POR falar em ego, falemos de uma pessoa que, por tudo aquilo que já conquistou (fama, troféus e dinheiro), tem direito a ter ego superinchado: Cristiano Ronaldo dos Santos Aveiro. Quase 500 milhões de seguidores no Instagram, só lhe falta ser campeão do Mundo pela Seleção Nacional e tem uma conta bancária, essa sim, com muitos números antes do cifrão.

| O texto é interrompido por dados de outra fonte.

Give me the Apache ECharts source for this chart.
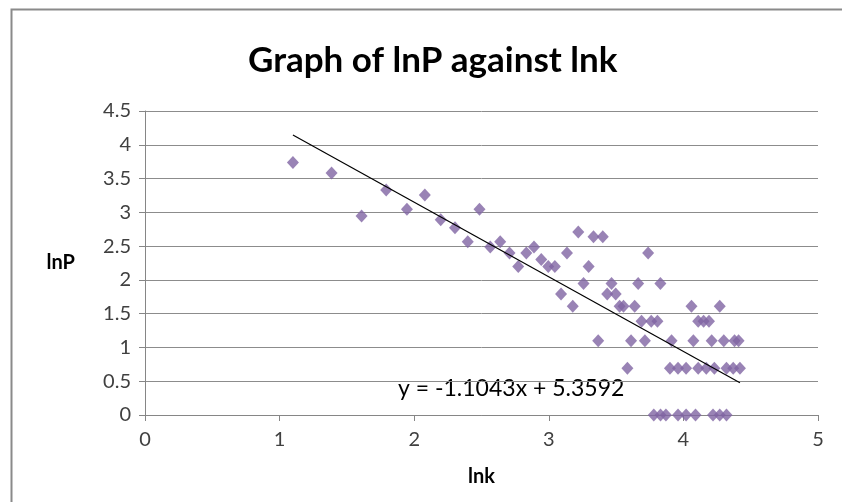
<!DOCTYPE html>
<html>
<head>
<meta charset="utf-8">
<script src="https://cdn.jsdelivr.net/npm/echarts@6/dist/echarts.min.js"></script>
<style>html,body{margin:0;padding:0;background:#fff;}#c{width:842px;height:502px;}</style>
</head>
<body>
<div id="c"></div>
<script>
// lnk values (x)
const lnk = [1.099,1.386,1.609,1.792,1.946,2.079,2.197,2.303,2.398,2.485,2.565,2.639,2.708,2.773,2.833,2.890,2.944,2.996,3.045,3.091,
 3.135,3.178,3.219,3.258,3.296,3.332,3.367,3.401,3.434,3.466,3.497,3.526,3.555,3.584,3.611,3.638,3.664,3.689,3.714,3.738,
 3.761,3.78,3.807,3.829,3.83,3.87,3.90,3.912,3.96,3.96,4.02,4.02,4.06,4.074,4.09,4.11,4.11,4.15,4.17,4.19,
 4.21,4.22,4.23,4.27,4.27,4.30,4.32,4.32,4.37,4.38,4.41,4.42];
// lnP values (y)
const lnP = [3.738,3.584,2.944,3.332,3.045,3.258,2.890,2.773,2.565,3.045,2.485,2.565,2.398,2.197,2.398,2.485,2.303,2.197,2.197,1.792,
 2.398,1.609,2.708,1.946,2.197,2.639,1.099,2.639,1.792,1.946,1.792,1.609,1.609,0.693,1.099,1.609,1.946,1.386,1.099,2.398,
 1.386,0,1.386,1.946,0,0,0.693,1.099,0.693,0,0.693,0,1.609,1.099,0,1.386,0.693,1.386,0.693,1.386,
 1.099,0,0.693,1.609,0,1.099,0,0.693,0.693,1.099,1.099,0.693];
const xTicks = [0,1,2,3,4,5];
const yTicks = [0,0.5,1,1.5,2,2.5,3,3.5,4,4.5];
const slope = -1.1043, intercept = 5.3592;
const trendX = [1.099, 4.42];

const pts = lnk.map((v,i)=>[v, lnP[i]]);
const trend = trendX.map(x=>[x, slope*x+intercept]);
const font = 'Lato';
const chart = echarts.init(document.getElementById('c'));
chart.setOption({
  animation:false,
  backgroundColor:'#fff',
  title:{text:'Graph of lnP against lnk', left:243, top:38,
    textStyle:{fontFamily:font,fontWeight:'bold',fontSize:35,color:'#000'}},
  grid:{left:145,right:24,top:111,bottom:87},
  xAxis:{type:'value',min:0,max:5,interval:1,
    name:'lnk',nameLocation:'middle',nameGap:52,
    nameTextStyle:{fontFamily:font,fontWeight:'bold',fontSize:20,color:'#000'},
    axisLine:{show:true,lineStyle:{color:'#868686',width:1}},
    axisTick:{show:true,length:6,lineStyle:{color:'#868686'}},
    axisLabel:{fontFamily:font,fontSize:20,color:'#404040',margin:15,formatter:v=>xTicks.includes(v)?String(v):''},
    splitLine:{show:false}},
  yAxis:{type:'value',min:0,max:4.5,interval:0.5,
    name:'lnP',nameLocation:'middle',nameGap:70,nameRotate:0,
    nameTextStyle:{fontFamily:font,fontWeight:'bold',fontSize:20,color:'#000'},
    axisLine:{show:true,lineStyle:{color:'#868686',width:1}},
    axisTick:{show:true,length:6,lineStyle:{color:'#868686'}},
    axisLabel:{fontFamily:font,fontSize:20,color:'#404040',margin:14,formatter:v=>String(v)},
    splitLine:{show:true,lineStyle:{color:'#8c8c8c',width:1}}},
  graphic:[
    {type:'rect',left:9,top:7,shape:{width:900,height:600},style:{fill:'none',stroke:'#8a8a8a',lineWidth:2},z:-10,silent:true},
    {type:'text',left:398,top:377,style:{text:'y = -1.1043x + 5.3592',fontFamily:font,fontSize:23,fill:'#000'}}
  ],
  series:[
    {type:'scatter',data:pts,symbol:'diamond',symbolSize:[12,13],
      itemStyle:{color:'#8064A2'}},
    {type:'line',data:trend,symbol:'none',lineStyle:{color:'#000',width:1.2},z:3}
  ]
});
</script>
</body>
</html>
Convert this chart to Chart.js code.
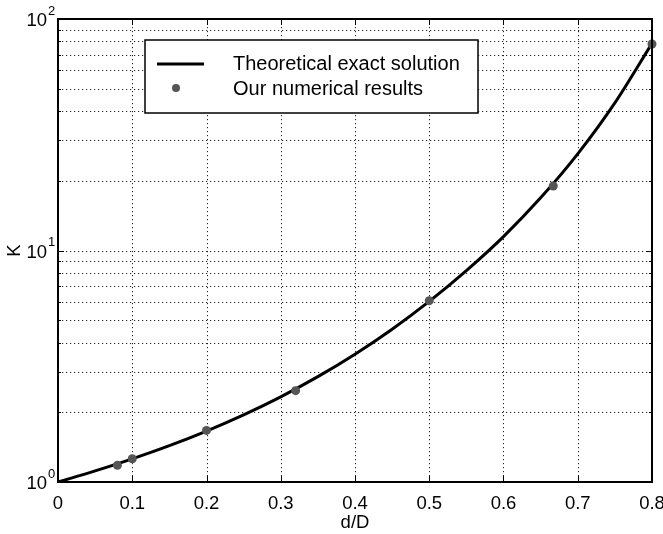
<!DOCTYPE html>
<html>
<head>
<meta charset="utf-8">
<script src="https://cdn.jsdelivr.net/npm/chart.js@4"></script>
<style>
  html, body { margin:0; padding:0; background:#fff; overflow:hidden; }
  #wrap { width:663px; height:534px; position:relative; }
</style>
</head>
<body>
<div id="wrap"><canvas id="kChart" width="663" height="534"></canvas></div>
<script>
// K versus d/D, log scale on K

// theoretical curve
const curveX = [0, 0.05, 0.1, 0.15, 0.2, 0.25, 0.3, 0.35, 0.4, 0.45, 0.5, 0.55, 0.6, 0.65, 0.7, 0.75, 0.8];
const curveK = [1, 1.117, 1.259, 1.435, 1.66, 1.95, 2.333, 2.851, 3.565, 4.571, 6.026, 8.185, 11.48, 16.88, 26.15, 43.4, 78.5];

// numerical results (dots)
const pointX = [0.08, 0.1, 0.2, 0.32, 0.5, 0.667, 0.8];
const pointK = [1.18, 1.26, 1.67, 2.48, 6.07, 19.0, 78];

const xTickValues = [0, 0.1, 0.2, 0.3, 0.4, 0.5, 0.6, 0.7, 0.8];
const yTickValues = [1, 2, 3, 4, 5, 6, 7, 8, 9, 10, 20, 30, 40, 50, 60, 70, 80, 90, 100];
const yLabelValues = [1, 10, 100];
const yLabelExponents = ['0', '1', '2'];

const legendLabels = ['Theoretical exact solution', 'Our numerical results'];

const FONT = '"Liberation Sans", Arial, Helvetica, sans-serif';

const matlabLook = {
  id: 'matlabLook',
  beforeDatasetsDraw(chart) {
    const { ctx, chartArea: a, scales: { x, y } } = chart;
    ctx.save();
    ctx.strokeStyle = '#222';
    ctx.lineWidth = 1;
    ctx.setLineDash([1.2, 2.8]);
    // dotted grid
    xTickValues.forEach(v => {
      const px = Math.round(x.getPixelForValue(v)) + 0.5;
      ctx.beginPath(); ctx.moveTo(px, a.top); ctx.lineTo(px, a.bottom); ctx.stroke();
    });
    yTickValues.forEach(v => {
      const py = Math.round(y.getPixelForValue(v)) + 0.5;
      ctx.beginPath(); ctx.moveTo(a.left, py); ctx.lineTo(a.right, py); ctx.stroke();
    });
    ctx.setLineDash([]);
    ctx.strokeStyle = '#000';
    // inward ticks
    xTickValues.forEach(v => {
      const px = Math.round(x.getPixelForValue(v)) + 0.5;
      ctx.beginPath();
      ctx.moveTo(px, a.bottom); ctx.lineTo(px, a.bottom - 6);
      ctx.moveTo(px, a.top); ctx.lineTo(px, a.top + 6);
      ctx.stroke();
    });
    yTickValues.forEach(v => {
      const py = Math.round(y.getPixelForValue(v)) + 0.5;
      const len = yLabelValues.includes(v) ? 6 : 3;
      ctx.beginPath();
      ctx.moveTo(a.left, py); ctx.lineTo(a.left + len, py);
      ctx.moveTo(a.right, py); ctx.lineTo(a.right - len, py);
      ctx.stroke();
    });
    ctx.restore();
  },
  afterDatasetsDraw(chart) {
    const { ctx, chartArea: a, scales: { y } } = chart;
    ctx.save();
    // y labels 10^n
    ctx.fillStyle = '#000';
    yLabelValues.forEach((v, i) => {
      const py = y.getPixelForValue(v);
      ctx.font = '18.5px ' + FONT;
      ctx.textAlign = 'right';
      ctx.textBaseline = 'middle';
      ctx.fillText('10', a.left - 11, py + 2);
      ctx.font = '13px ' + FONT;
      ctx.textAlign = 'left';
      ctx.fillText(yLabelExponents[i], a.left - 10, py - 8);
    });

    // legend box
    const lx = a.left + 87, ly = a.top + 21, lw = 333, lh = 73;
    ctx.fillStyle = '#fff';
    ctx.fillRect(lx, ly, lw, lh);
    ctx.strokeStyle = '#000';
    ctx.lineWidth = 1.5;
    ctx.strokeRect(lx, ly, lw, lh);
    ctx.lineWidth = 3;
    ctx.beginPath(); ctx.moveTo(lx + 12, ly + 24); ctx.lineTo(lx + 59, ly + 24); ctx.stroke();
    ctx.fillStyle = '#555';
    ctx.beginPath(); ctx.arc(lx + 31, ly + 48, 4, 0, Math.PI * 2); ctx.fill();
    ctx.fillStyle = '#000';
    ctx.font = '20px ' + FONT;
    ctx.textAlign = 'left';
    ctx.textBaseline = 'middle';
    ctx.fillText(legendLabels[0], lx + 88, ly + 24);
    ctx.fillText(legendLabels[1], lx + 88, ly + 49);
    ctx.restore();
  },
  afterDraw(chart) {
    const { ctx, chartArea: a } = chart;
    // axes frame
    ctx.save();
    ctx.strokeStyle = '#000';
    ctx.lineWidth = 2;
    ctx.beginPath();
    ctx.moveTo(a.left, a.top); ctx.lineTo(a.right, a.top);
    ctx.lineTo(a.right, a.bottom); ctx.lineTo(a.left, a.bottom);
    ctx.closePath();
    ctx.stroke();
    ctx.restore();
  }
};

new Chart(document.getElementById('kChart'), {
  type: 'line',
  data: {
    datasets: [
      {
        label: legendLabels[1],
        data: pointX.map((v, i) => ({ x: v, y: pointK[i] })),
        showLine: false,
        pointRadius: 4.5,
        pointBackgroundColor: '#555',
        pointBorderWidth: 0,
        clip: false,
        order: 0
      },
      {
        label: legendLabels[0],
        data: curveX.map((v, i) => ({ x: v, y: curveK[i] })),
        borderColor: '#000',
        borderWidth: 3,
        pointRadius: 0,
        cubicInterpolationMode: 'monotone',
        fill: false,
        order: 1
      }
    ]
  },
  plugins: [matlabLook],
  options: {
    responsive: false,
    animation: false,
    layout: { padding: { left: 0, right: 11, top: 19, bottom: 0 } },
    plugins: { legend: { display: false }, tooltip: { enabled: false } },
    scales: {
      x: {
        type: 'linear',
        min: 0, max: 0.8,
        afterBuildTicks: s => { s.ticks = xTickValues.map(v => ({ value: v })); },
        afterFit: s => { s.height = 52; s.paddingLeft = 0; s.paddingRight = 0; },
        grid: { display: false, drawTicks: false },
        border: { display: false },
        ticks: {
          padding: 11,
          color: '#000',
          font: { family: FONT, size: 18.5 },
          callback: v => String(+v.toFixed(1))
        },
        title: {
          display: true, text: 'd/D', color: '#000',
          font: { family: FONT, size: 18.5 },
          padding: { top: -5, bottom: 0 }
        }
      },
      y: {
        type: 'logarithmic',
        min: 1, max: 100,
        afterBuildTicks: s => { s.ticks = yTickValues.map(v => ({ value: v })); },
        afterFit: s => { s.width = 58; },
        grid: { display: false, drawTicks: false },
        border: { display: false },
        ticks: { callback: () => '' },
        title: {
          display: true, text: 'K', color: '#000',
          font: { family: FONT, size: 18.5 },
          padding: { top: 4, bottom: 0 }
        }
      }
    }
  }
});
</script>
</body>
</html>
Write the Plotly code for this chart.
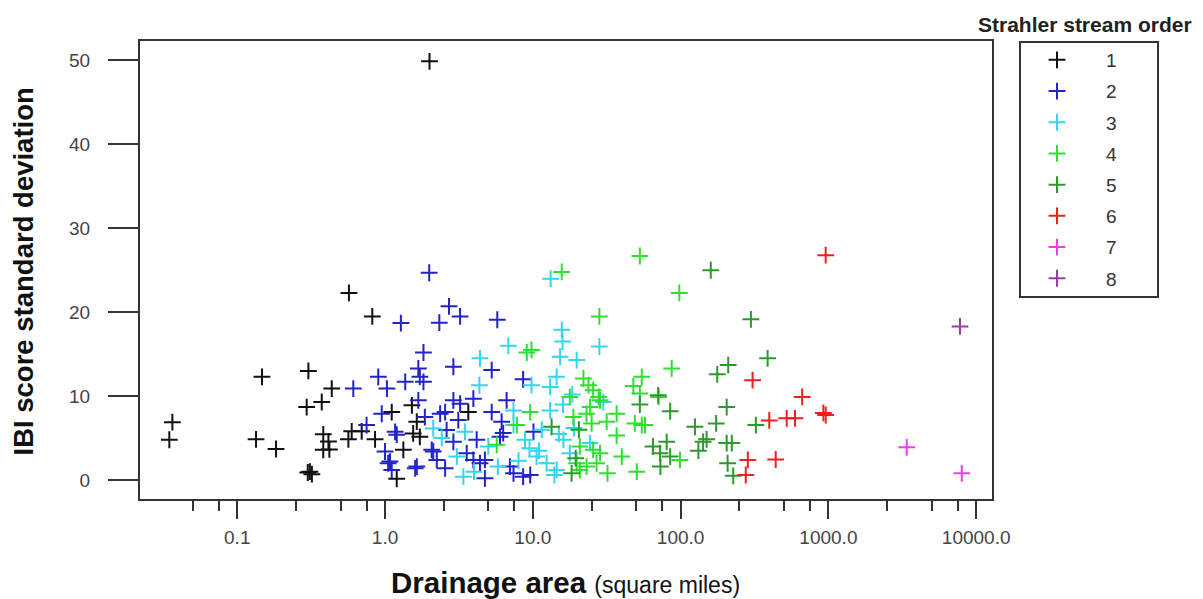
import plotly.graph_objects as go

orders = ["1", "2", "3", "4", "5", "6", "7", "8"]
colors = ["#111111", "#2323C8", "#33D6F0", "#2EE02E", "#2A9A2A", "#F01E1E", "#F23CF2", "#9A3CA8"]

x1 = [2.0, 0.57, 0.82, 0.147, 0.303, 0.436, 0.373, 0.295, 0.0364, 0.0347, 0.134, 0.183, 0.382, 0.414, 0.382, 0.42,
      0.31, 0.32, 0.30, 0.565, 0.595, 0.695, 0.856, 1.11, 1.2, 1.52, 1.64, 1.55, 1.72, 1.33, 3.66]
y1 = [49.9, 22.3, 19.5, 12.3, 13.0, 10.9, 9.3, 8.7, 6.9, 4.8, 4.85, 3.7, 5.45, 4.6, 3.6, 3.65,
      1.0, 0.7, 0.9, 4.85, 5.8, 5.8, 4.85, 8.1, 0.15, 8.9, 6.95, 5.55, 5.15, 3.6, 8.1]

x2 = [1.99, 2.71, 3.22, 1.28, 2.33, 5.75, 1.82, 2.9, 1.68, 5.27, 8.6, 0.61, 0.90, 1.03, 1.37, 1.72, 1.82, 1.68,
      0.95, 2.9, 3.22, 3.96, 2.55, 2.36, 1.86, 1.17, 2.61, 2.9, 4.17, 1.0, 1.05, 1.11, 1.64, 2.12, 2.24, 2.55,
      3.57, 3.96, 4.39, 4.74, 0.75, 1.2, 1.08, 6.65, 5.27, 6.15, 10.1, 6.0, 4.74, 7.0, 7.4, 8.6, 9.6, 3.13,
      6.3, 2.07, 1.6]
y2 = [24.7, 20.7, 19.5, 18.7, 18.75, 19.1, 15.2, 13.5, 13.3, 13.1, 12.0, 10.9, 12.3, 10.9, 11.7, 12.3, 11.7, 9.5,
      7.9, 9.5, 9.1, 9.7, 8.1, 7.9, 7.5, 5.75, 5.95, 4.55, 4.8, 3.4, 2.0, 1.2, 1.6, 3.4, 2.4, 1.4,
      3.2, 2.4, 2.0, 0.2, 6.55, 5.4, 2.2, 9.5, 8.1, 6.95, 5.75, 5.15, 2.4, 1.6, 0.8, 0.4, 0.6, 7.15,
      5.6, 3.6, 1.4]

x3 = [13.2, 15.7, 15.9, 28.2, 6.83, 4.39, 15.3, 19.8, 4.35, 9.8, 13.1, 14.5, 2.12, 2.42, 3.47, 3.06, 3.39, 7.4,
      13.1, 7.4, 8.85, 16.1, 10.6, 12.4, 14.5, 17.8, 30.0, 24.4, 18.5, 16.0, 19.0, 15.0, 11.0, 8.0, 5.8, 14.0,
      9.5, 5.0, 4.0, 11.5]
y3 = [24.0, 17.9, 16.5, 15.9, 16.0, 14.5, 14.7, 14.3, 11.3, 11.3, 11.1, 12.3, 6.15, 5.0, 5.75, 2.8, 0.4, 8.3,
      8.3, 6.55, 4.8, 4.8, 2.8, 2.0, 1.2, 3.2, 9.3, 4.4, 10.2, 9.0, 6.2, 5.5, 3.5, 2.3, 1.6, 0.6,
      3.8, 4.0, 1.0, 6.0]

x4 = [15.7, 53.0, 98.0, 28.2, 9.1, 9.8, 87.0, 22.0, 23.8, 25.6, 47.9, 54.6, 53.0, 71.0, 28.5, 36.9, 31.6, 49.0,
      54.6, 57.4, 36.9, 9.6, 7.8, 5.7, 40.0, 50.5, 28.5, 32.0, 17.8, 18.8, 23.1, 24.4, 20.8, 19.8, 20.8, 23.1,
      25.6, 27.9, 25.0, 27.0, 99.0]
y4 = [24.8, 26.7, 22.3, 19.5, 15.2, 15.5, 13.3, 12.1, 11.3, 10.7, 11.2, 12.3, 10.3, 9.9, 9.5, 7.9, 6.95, 6.75,
      6.55, 6.55, 5.3, 8.1, 6.55, 4.2, 2.8, 1.0, 3.2, 0.8, 9.9, 7.5, 7.9, 8.7, 4.0, 2.0, 1.2, 1.6,
      3.6, 9.9, 6.75, 2.0, 2.4]

x5 = [160.0, 299.0, 388.0, 210.0, 177.0, 205.0, 174.0, 323.0, 125.0, 142.0, 150.0, 132.0, 205.0, 222.0, 208.0,
      227.0, 13.4, 73.0, 18.3, 70.5, 53.0, 85.0, 65.0, 80.5, 72.5, 85.0, 20.5, 19.5]
y5 = [25.0, 19.15, 14.5, 13.7, 12.6, 8.7, 6.75, 6.55, 6.35, 4.55, 4.85, 3.5, 4.4, 4.4, 2.0,
      0.5, 6.35, 1.6, 0.8, 10.1, 9.0, 8.2, 4.0, 4.55, 3.2, 2.8, 6.0, 2.6]

x6 = [959.0, 307.0, 665.0, 925.0, 959.0, 398.0, 522.0, 594.0, 285.0, 440.0, 276.0]
y6 = [26.8, 11.9, 9.9, 8.0, 7.75, 7.1, 7.35, 7.35, 2.4, 2.45, 0.6]

x7 = [3390.0, 7990.0]
y7 = [3.9, 0.8]

x8 = [7770.0]
y8 = [18.3]

xs = [x1, x2, x3, x4, x5, x6, x7, x8]
ys = [y1, y2, y3, y4, y5, y6, y7, y8]

x_tickvals = [0.1, 1, 10, 100, 1000, 10000]
x_ticktext = ["0.1", "1.0", "10.0", "100.0", "1000.0", "10000.0"]
x_minor = [0.05, 0.075, 0.25, 0.5, 0.75, 2.5, 5, 7.5, 25, 50, 75, 250, 500, 750, 2500, 5000, 7500]
y_tickvals = [0, 10, 20, 30, 40, 50]

FONT = "Liberation Sans, Arial, sans-serif"

# page body has an 8px margin; plot area in page pixels: x 140..992, y 41..499
PW, PH = 852, 458

fig = go.Figure()
for name, c, xv, yv in zip(orders, colors, xs, ys):
    fig.add_trace(go.Scatter(
        x=xv, y=yv, mode="markers", name=name + "&nbsp;&nbsp;&nbsp;&nbsp;&nbsp;&nbsp;&nbsp;",
        legendgroup=name,
        marker=dict(symbol="cross-thin", size=12, color=c, line=dict(color=c, width=2)),
    ))

fig.update_layout(
    width=1195, height=591,
    margin=dict(l=132, r=211, t=33, b=100),
    paper_bgcolor="white", plot_bgcolor="white",
    font=dict(family=FONT, color="#333333"),
    showlegend=True,
    legend=dict(
        x=(1008 - 140) / PW, xanchor="left",
        y=1.0, yanchor="top",
        itemwidth=88,
        font=dict(size=19, color="#333333"),
        tracegroupgap=3.5,
        bgcolor="rgba(0,0,0,0)", borderwidth=0,
    ),
    xaxis=dict(
        type="log", range=[-1.658, 4.107],
        tickmode="array", tickvals=x_tickvals, ticktext=x_ticktext,
        ticks="outside", ticklen=18, tickwidth=2, tickcolor="#333333",
        tickfont=dict(size=19, color="#444444"),
        ticklabelstandoff=2,
        minor=dict(tickvals=x_minor, ticks="outside", ticklen=10, tickwidth=2, tickcolor="#333333", showgrid=False),
        showline=True, linecolor="#333333", linewidth=2, mirror=True,
        showgrid=False, zeroline=False,
    ),
    yaxis=dict(
        range=[-2.26, 52.32],
        tickmode="array", tickvals=y_tickvals,
        ticks="outside", ticklen=30, tickwidth=2, tickcolor="#333333",
        tickfont=dict(size=19, color="#444444"),
        ticklabelstandoff=14,
        showline=True, linecolor="#333333", linewidth=2, mirror=True,
        showgrid=False, zeroline=False,
    ),
    shapes=[dict(type="rect", xref="paper", yref="paper",
                 x0=(1020 - 140) / PW, x1=(1158 - 140) / PW,
                 y0=(499 - 297) / PH, y1=(499 - 42) / PH,
                 line=dict(color="#333333", width=2), fillcolor="rgba(0,0,0,0)")],
    annotations=[
        dict(text="<b>IBI score standard deviation</b>", xref="paper", yref="paper",
             x=(23 - 140) / PW, y=(499 - 271.5) / PH, textangle=-90, showarrow=False,
             xanchor="center", yanchor="middle", font=dict(size=27.5, color="#111111", family=FONT)),
        dict(text="<b>Drainage area</b> <span style='font-size:23px'>(square miles)</span>",
             xref="paper", yref="paper", x=(565 - 140) / PW, y=(499 - 582) / PH, showarrow=False,
             xanchor="center", yanchor="middle", font=dict(size=29.5, color="#111111", family=FONT)),
        dict(text="<b>Strahler stream order</b>", xref="paper", yref="paper",
             x=(1085 - 140) / PW, y=(499 - 25) / PH, showarrow=False,
             xanchor="center", yanchor="middle", font=dict(size=21, color="#222222", family=FONT)),
    ],
)

fig.write_html("out.html")
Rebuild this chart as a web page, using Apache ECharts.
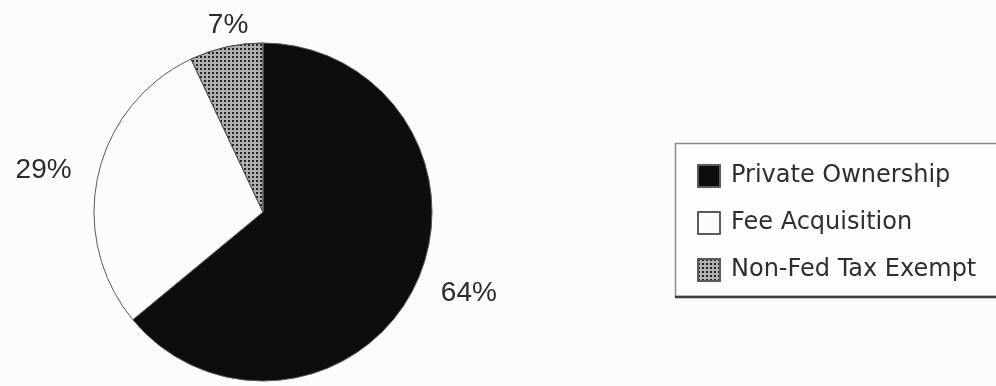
<!DOCTYPE html>
<html>
<head>
<meta charset="utf-8">
<style>
  html, body { margin: 0; padding: 0; background: #fcfcfc; }
  #chart { width: 996px; height: 386px; }
</style>
<script src="https://cdn.jsdelivr.net/npm/echarts@6/dist/echarts.min.js"></script>
</head>
<body>
<div id="chart"></div>
<script>
// Ownership categories and their shares (percent)
const categories = ['Private Ownership', 'Fee Acquisition', 'Non-Fed Tax Exempt'];
const shares = [64, 29, 7];

const fills = ['#0c0d0c', '#fcfcfc', '#b0b0b0'];
// fine cross-hatch used for the tax-exempt slice and its legend key
const hatch = {
  symbol: 'rect',
  symbolSize: 1,
  color: '#222222',
  dashArrayX: [2, 2],
  dashArrayY: [2, 2],
  rotation: 0
};

const chart = echarts.init(document.getElementById('chart'), null, { renderer: 'canvas' });

const pieData = categories.map((name, i) => ({
  name: name,
  value: shares[i],
  itemStyle: Object.assign(
    { color: fills[i], borderColor: '#5a5a5a', borderWidth: 1 },
    i === 2 ? { decal: hatch } : {}
  )
}));

chart.setOption({
  backgroundColor: '#fcfcfc',
  animation: false,
  graphic: [
    {
      type: 'rect',
      shape: { x: 675.5, y: 143.5, width: 340, height: 153 },
      style: { fill: '#fdfdfd', stroke: '#8a8a8a', lineWidth: 1.5 },
      z: -1
    },
    {
      type: 'line',
      shape: { x1: 675, y1: 297, x2: 996, y2: 297 },
      style: { stroke: '#3a3a3a', lineWidth: 2.5 },
      z: -1
    }
  ],
  legend: {
    orient: 'vertical',
    left: 697,
    top: 164,
    padding: 0,
    itemWidth: 22,
    itemHeight: 22,
    itemGap: 23,
    icon: 'rect',
    selectedMode: false,
    data: categories,
    textStyle: {
      fontFamily: 'DejaVu Sans, sans-serif',
      fontSize: 24,
      lineHeight: 22,
      color: '#2e2e2e',
      padding: [0, 0, 0, 6]
    }
  },
  series: [{
    type: 'pie',
    center: [263, 212],
    radius: 169,
    startAngle: 90,
    clockwise: true,
    avoidLabelOverlap: false,
    label: {
      show: true,
      position: 'outside',
      formatter: '{c}%',
      fontFamily: 'Liberation Sans, Arial, sans-serif',
      fontSize: 28,
      color: '#2b2b2b',
      distanceToLabelLine: 5
    },
    labelLine: { show: false, length: 22, length2: 0 },
    labelLayout: function (p) {
      return p.dataIndex === 2 ? { dx: 32 } : {};
    },
    emphasis: { disabled: true },
    data: pieData
  }]
});
</script>
</body>
</html>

Há, no futebol português dos últimos 60 anos, cinco grandes eras: a de Eusébio (mais Costa Pereira, Mário João, Germano, Ângelo, Cavém, Cruz, Coluna, José Augusto, Águas, Simões, Torres, Vicente, Germano, Peres, Jaime Graça, Damas ou Hilário), a de Chalana (mais Bento, Humberto, Toni, Shéu, Vítor Martins, Nené, Carlos Manuel, Diamantino, Alves, Jordão, Oliveira, Manuel Fernandes, Gomes, Futre, Frasco, Pacheco, Magalhães ou Sousa), a de Futre (Rui Barros, Paneira, Rui Águas, Domingos, Neno, Oceano, Carlos Xavier, Cadete, Semedo ou Litos), a de Figo (Rui Costa, Peixe, Baía, Fernando Couto, Jorge Costa, João Vieira Pinto, Sá Pinto, Pedro Barbosa, Paulo Sousa, Sérgio Conceição, Maniche, Costinha, Pauleta, Capucho, Nuno Gomes, Ricardo, Paulo Bento, Petit, Simão, Ricardo Carvalho ou Deco) e a de Ronaldo (2006 até 2022). Talvez seja de novo o meu ego a distorcer-me o pensamento, mas não custava nada ao ego do líder absoluto desta última geração ter colocado nas suas redes sociais uma pequena homenagem a Fernando Albino de Sousa Chalana. Daria ao pequeno genial a dimensão planetária que o seu talento e a sua humildade bem mereciam. Seriam 500 milhões de pessoas a falar de Chalana.
 

TANTO se pode ter ego inchado aos 54 anos (como Vítor Pereira), aos 37 (Ronaldo) como aos 23 (Mbappé). O que o francês fez a Vitinha e, por extensão, ao PSG, desligando-se de jogada apenas e só porque o ex-FC Porto não lhe passou a bola, pode ser sido somente um mau momento. Mas foi muito feio. Sobretudo porque, na análise do meu ego potencialmente distorcido, o ego de Mbappé está a comportar-se como o de alguém que se julga superior a todos.
 

Oego dos sportinguistas fê-los distorcer a valia do empate em Braga. Após terem visto a dificuldade com que o Benfica bateu o Casa Pia e o FC Porto ganhou ao Vizela, talvez fosse melhor redimensionarem o ponto trazido da Pedreira. Lá está: sem ego não há problema.